Digo pues que, traslaticio o inamovible, en Lugares donde se calma el dolor, título tomado de una vieja colina napolitana, Pausilypon, "el lugar donde se calma el dolor", asistimos a una inmersión temporal, a un profundo viaje a la memoria de los hombres, y no tanto a la fatigosa itinerancia con que se aturde hoy el viajero moderno. Al cabo, ver algo es contemplarlo con los ojos de la memoria, y descifrar sobre la piedra antigua el innumerable avatar y el ciego dirigirse de lo humano. No otra cosa significa recordar, sino volver a pasar por el corazón, como quien pasa una mano de bruma por el rostro de sus antepasados. Sea como fuere, para este cometido es necesaria una notable educación, más el voluntario detenerse ante lugares y cosas que dicen su misterio al visitante. Así ocurre en la Persépolis brasileña, en una de cuyas casas se suicidó Stefan Zweig junto a su mujer, Lotte, y cuyo recuerdo servirá al autor para trazar un breve mapa de la infamia en el XX. Así ocurre también con el Trieste de Wincklemann y Joyce, donde el padre de la arqueología moderna, tan admirado por Goethe y Sigmund Freud, encontró una muerte turbulenta, ahorcado y acuchillado por un rufián, en la posada de La Locanda Grande. Así ocurre, en fin, en la Praga de Kafka y Jan Neruda, de Perutz y el rabino Löw, en la ciudad que vio en sus calles el torpe milagro del Golem y el genio especular de Johannes Keppler, el paganismo de Arcimboldo y la avaricia alquímica de Rodolfo II. Sólo al iniciado, al curioso, al poeta quizá, le es dado contemplar la atropellada galería de la Historia como un ordenado, como un inagotable friso. Y este mismo enlazarse de la Historia consigo misma, el tupido entretejerse de lo pasado en lo nuevo, volverá a repetirse en las páginas que César Antonio Molina dedica a Roma, a Madrid, a Nueva York, a San Petersburgo, a Siria, a Bombay a Delhi, a una Pekín pujante y milenaria. Cuando vea los muros de la Ciudad Prohibida, tendrá un recuerdo para los viejos poetas que vivieron absortos en la flor del cerezo y el fluir del agua. También, cuando corone el Posillipo, o en la Pompeya calcinada, junto al mar de Nápoles, para Virgilio y Plinio el Joven.

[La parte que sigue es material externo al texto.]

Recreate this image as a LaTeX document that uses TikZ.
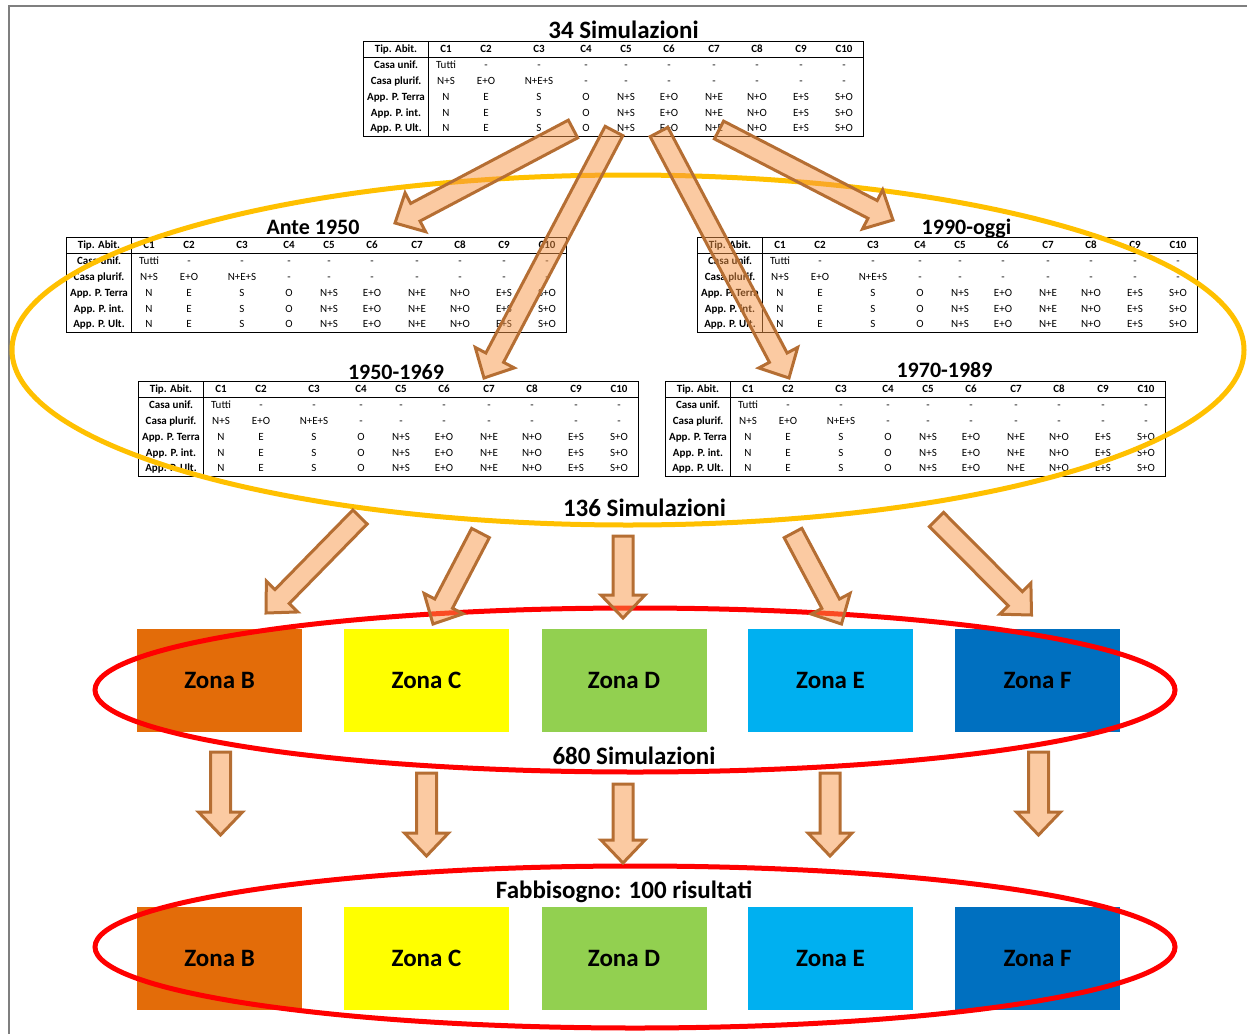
\documentclass[tikz,border=0pt]{standalone}
\usepackage{fontspec}
\setmainfont{Carlito}
\usetikzlibrary{calc}
\definecolor{arrline}{RGB}{181,110,51}
\definecolor{arrfill}{RGB}{247,150,70}
\definecolor{ellyel}{RGB}{255,192,0}
\definecolor{zb}{RGB}{227,108,9}
\definecolor{zc}{RGB}{255,255,0}
\definecolor{zd}{RGB}{146,208,80}
\definecolor{ze}{RGB}{0,176,240}
\definecolor{zf}{RGB}{0,112,192}
\definecolor{pageline}{RGB}{127,127,127}
\tikzset{
 tframe/.style={draw, line width=1pt, minimum width=500pt, minimum height=95pt, inner sep=0pt, anchor=north west},
 tline/.style={line width=0.8pt},
 tcell/.style={anchor=base, inner sep=0pt, font=\fontsize{11}{13}\selectfont},
 thead/.style={anchor=base, inner sep=0pt, font=\fontsize{11}{13}\selectfont\bfseries},
 ttitle/.style={anchor=base, inner sep=0pt, font=\fontsize{22}{26}\selectfont\bfseries},
 biglabel/.style={anchor=base, inner sep=0pt, font=\fontsize{25}{30}\selectfont\bfseries},
 zone/.style={minimum width=165pt, minimum height=103pt, inner sep=0pt, font=\fontsize{25}{30}\selectfont\bfseries},
 blockarrow/.style={draw=arrline, line width=3pt, fill=arrfill, fill opacity=0.5, line join=miter},
 yellowring/.style={draw=ellyel, line width=5pt},
 redring/.style={draw=red, line width=5pt},
 pageborder/.style={draw=pageline, line width=2pt},
}
\def\colx{{83,123,176,223,263,306,351,394,438,481}}
\newcommand\tabrow[3]{%
 \foreach \t [count=\c] in {#3} {%
  \pgfmathsetmacro\cx{\colx[\c-1]}%
  \node[tcell] (#1-\c-#2) at (\cx,{11.8+15.8*#2}) {\t};}}
\newcommand\simtable[3]{% name, left x, top y
 \begin{scope}[shift={(#2,#3)}]
  \node[tframe] (#1) at (0,0) {};
  \draw[tline] ([yshift=-16pt]#1.north west) -- ([yshift=-16pt]#1.north east);
  \draw[tline] ([xshift=65pt]#1.north west) -- ([xshift=65pt]#1.south west);
  \node[thead] (#1-h0) at (33,11.8) {Tip. Abit.};
  \foreach \c in {1,...,10} {%
   \pgfmathsetmacro\cx{\colx[\c-1]}%
   \node[thead] (#1-h\c) at (\cx,11.8) {C\c};}
  \foreach \lab [count=\r] in {Casa unif.,Casa plurif.,App. P. Terra,App. P. int.,App. P. Ult.} {%
   \node[thead] (#1-l\r) at (33,{11.8+15.8*\r}) {\lab};}
  \tabrow{#1}{1}{Tutti,-,-,-,-,-,-,-,-,-}
  \tabrow{#1}{2}{N+S,E+O,N+E+S,-,-,-,-,-,-,-}
  \tabrow{#1}{3}{N,E,S,O,N+S,E+O,N+E,N+O,E+S,S+O}
  \tabrow{#1}{4}{N,E,S,O,N+S,E+O,N+E,N+O,E+S,S+O}
  \tabrow{#1}{5}{N,E,S,O,N+S,E+O,N+E,N+O,E+S,S+O}
 \end{scope}}
\def\aw{10pt}
\def\ahw{22pt}
\def\ahl{23pt}
\newcommand\barrow[2]{%
 \coordinate (bh) at ($(#2)!\ahl!(#1)$);
 \draw[blockarrow] ($(#1)!\aw!90:(#2)$) -- ($(bh)!\aw!90:(#2)$) -- ($(bh)!\ahw!90:(#2)$) -- (#2)
   -- ($(bh)!\ahw!-90:(#2)$) -- ($(bh)!\aw!-90:(#2)$) -- ($(#1)!\aw!-90:(#2)$) -- cycle;}
\begin{document}
\begin{tikzpicture}[x=1pt,y=-1pt]
\useasboundingbox (0,0) rectangle (1247,1033);
\draw[pageborder] (8.5,1040) -- (8.5,6.5) -- (1250,6.5);
% tables
\simtable{t0}{363}{41}
\simtable{ta}{66}{237}
\simtable{td}{697}{237}
\simtable{tb}{138}{381}
\simtable{tc}{665}{381}
\node[biglabel] (t0-title) at (623.5,38.5) {34 Simulazioni};
\node[ttitle] (ta-title) at (313,234) {Ante 1950};
\node[ttitle] (td-title) at (966.5,234) {1990-oggi};
\node[ttitle] (tb-title) at (396,379) {1950-1969};
\node[ttitle] (tc-title) at (944.5,377) {1970-1989};
% yellow ring
\draw[yellowring] (628,350) ellipse [x radius=616pt, y radius=175pt];
% zones
\foreach \n/\x/\col/\lab in {b/219.5/zb/B,c/426.5/zc/C,d/624/zd/D,e/830.5/ze/E,f/1037.5/zf/F} {
 \node[zone, fill=\col] (z1\n) at (\x,680.5) {Zona \lab};
 \node[zone, fill=\col] (z2\n) at (\x,958.5) {Zona \lab};
}
\draw[redring] (635,690) ellipse [x radius=540pt, y radius=82pt];
\draw[redring] (635,947) ellipse [x radius=540pt, y radius=81pt];
\node[biglabel] (l136) at (644.5,516) {136 Simulazioni};
\node[biglabel] (l680) at (634,764) {680 Simulazioni};
\node[biglabel] (lfab) at (624,898) {Fabbisogno: 100 risultati};
% arrow end points
\coordinate (a1s) at (573,129); \coordinate (a1e) at (395,223);
\coordinate (a2s) at (614,131); \coordinate (a2e) at (484,378);
\coordinate (a3s) at (659,132); \coordinate (a3e) at (789,378);
\coordinate (a4s) at (719,130); \coordinate (a4e) at (893,220);
\coordinate (b1s) at (360,517); \coordinate (b1e) at (266,613);
\coordinate (b2s) at (480.5,533); \coordinate (b2e) at (433,624);
\coordinate (b3s) at (623,536); \coordinate (b3e) at (623,618);
\coordinate (b4s) at (793,533); \coordinate (b4e) at (841.5,624);
\coordinate (b5s) at (936.5,519.5); \coordinate (b5e) at (1031.5,615);
\coordinate (c1s) at (220.5,752); \coordinate (c1e) at (220.5,835);
\coordinate (c2s) at (426.5,773); \coordinate (c2e) at (426.5,856);
\coordinate (c3s) at (623,784); \coordinate (c3e) at (623,863);
\coordinate (c4s) at (830,773); \coordinate (c4e) at (830,856);
\coordinate (c5s) at (1038.5,752); \coordinate (c5e) at (1038.5,835);
\foreach \a in {a1,a2,a3,a4,b1,b2,b3,b4,b5,c1,c2,c3,c4,c5} {\barrow{\a s}{\a e}}
\end{tikzpicture}
\end{document}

Es inevitable, en cualquier caso, leyendo estos Lugares donde se calma el dolor, recordar dos obras caudales de este género tan singular, entre la vacación y memoria: el Viaje a Italia de Goethe y las Memorias de ultratumba de Chateaubriand. De ambas se hace mención en estas páginas. A ambas se le rinde cumplido homenaje, tanto en la forma de acometer el trayecto, como en el modo de escribir lo vivido. Goethe, como Wincklemann, bajó hasta el meridión buscando la claridad y el rigor de lo clásico, y se topó con Palladio. Chateaubriand, en Venecia, recordando las Memorias de Rousseau, se preguntaba cómo era posible no tener ningún dato de la estancia del ginebrino en la Serenísima, salvo la insinuación de algún lance amoroso. Viajar es, pues, viajar en el tiempo, tras el rastro de otros, en la espumosa estela de quienes vieron el mundo, otro mundo más joven, antes que nuestros ojos. Quizá, estos lugares a que se refiere César Antonio Molina no sean propiamente lugares lenitivos. Tal vez, son sólo viejos escenarios donde la vida cobra su sentido, y donde el hormigueo de estar vivo, su pavorosa inmediatez, nos emparenta con rostros desaparecidos y voces en la sombra.